Kamiński and Zając were among the 50 duos invited to play at the FNCS Invitational 2022 on November 12–13, 2022; Kamiński and Zając ended up winning the eleventh match of that tournament, taking the lead ahead of the twelfth and final match. Trying to catch the Polish duo off guard, second-placed duo Aleksa 'Queasy' Cvetkovic and Harry 'Veno' Pearson contested Kamiński and Zając at their drop spot, but lost to them off-spawn, allowing Kamiński and Zając to win the tournament, earning $100,000 each.

After placing 23rd in the first FNCS of Chapter 4, Kamiński and Zając qualified to the 2023 FNCS Global Championship by placing fifth in Season 2. The duo then placed fourth in Season 3's FNCS. At the 2023 FNCS Global Championship, Kamiński and Zając were often considered favorites to win. During the first game of its Grand Finals, they were contested by Japanese duo Stain and DayDus; Kamiński landed before the former and found a sniper rifle with which he no-scoped him in a renowned play. Kamiński and Zając eventually finished runners-up behind Cooper 'Cooper' Smith and Matthew 'Mero' Faitel.

In the first FNCS of Chapter 5, Kamiński and Zając placed 33rd, their worst FNCS placement together since failing to qualify nearly three years prior. In the following FNCS, however, the duo placed 3rd, qualifying for the 2024 FNCS Global Championship and earning $50,000 each.

=== (2024–2025) FNCS underperformances and split ===
Already qualified for the Global Championship, the Chapter 5 Season 3 FNCS proved an underperformance for Kamiński and Zając as they placed 48th – third last. Though they did win one match at the 2024 Global Championship, Kamiński and Zając only finished 23rd.

With the competitive gamemode switching to trios in Chapter 6, Kamiński and Zając initially played together alongside Polish player 'charry'. After placing 21st in FNCS Major 1, and ninth in Major 2, Kamiński split from Zając.
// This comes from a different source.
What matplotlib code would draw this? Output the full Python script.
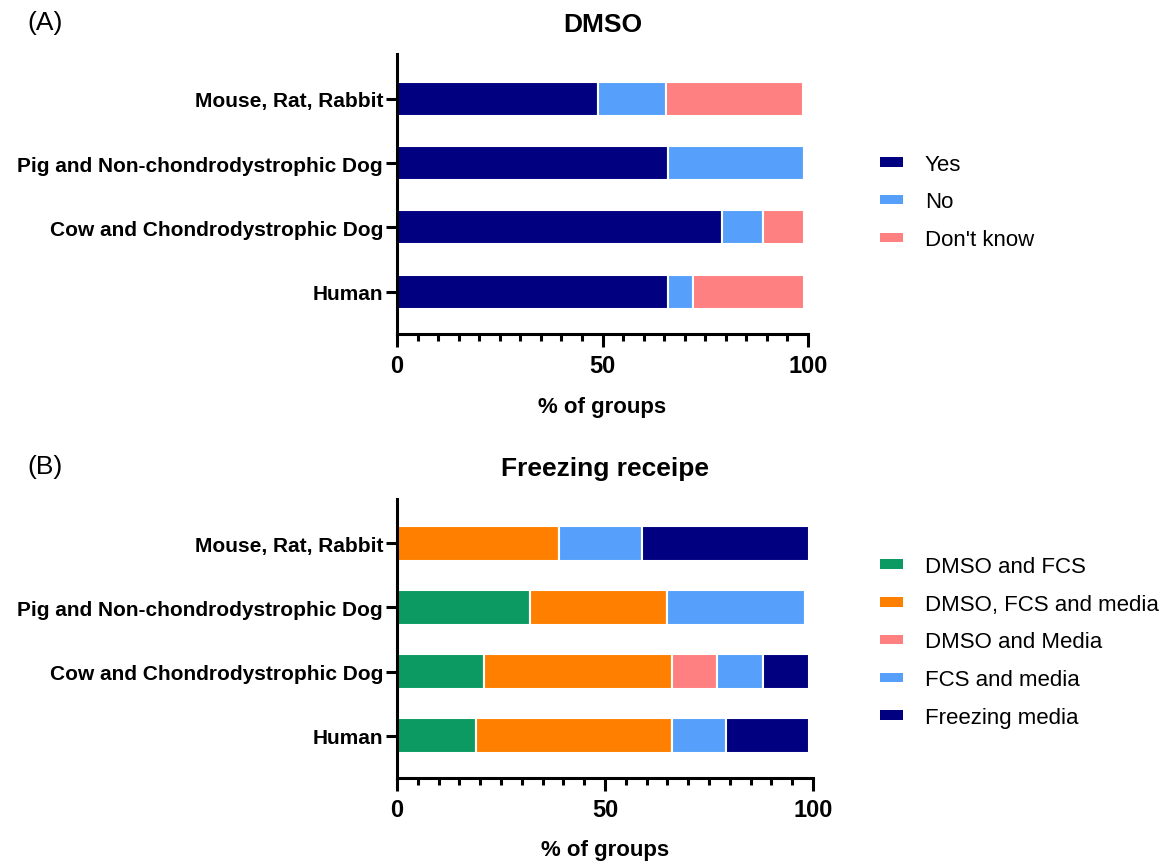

According to both players, Kamiński had begun to adopt the IGL role after originally being a fragger, while Zając was still an IGL, which had caused friction.

=== (2025–present) Post-split ===
Both Zając and Kamiński qualified to the 2025 FNCS Global Championship through FNCS Major 3, the former alongside Aleksy 'Japko' Jablonsk and 'Panzer', and the latter alongside 'charyy' and Miran 'IDrop' Tavakolzadeh. At Globals, Zając and Kamiński's trios placed third and fourth, respectively. Kamiński and Zając were both booed significantly by the French audience at the event.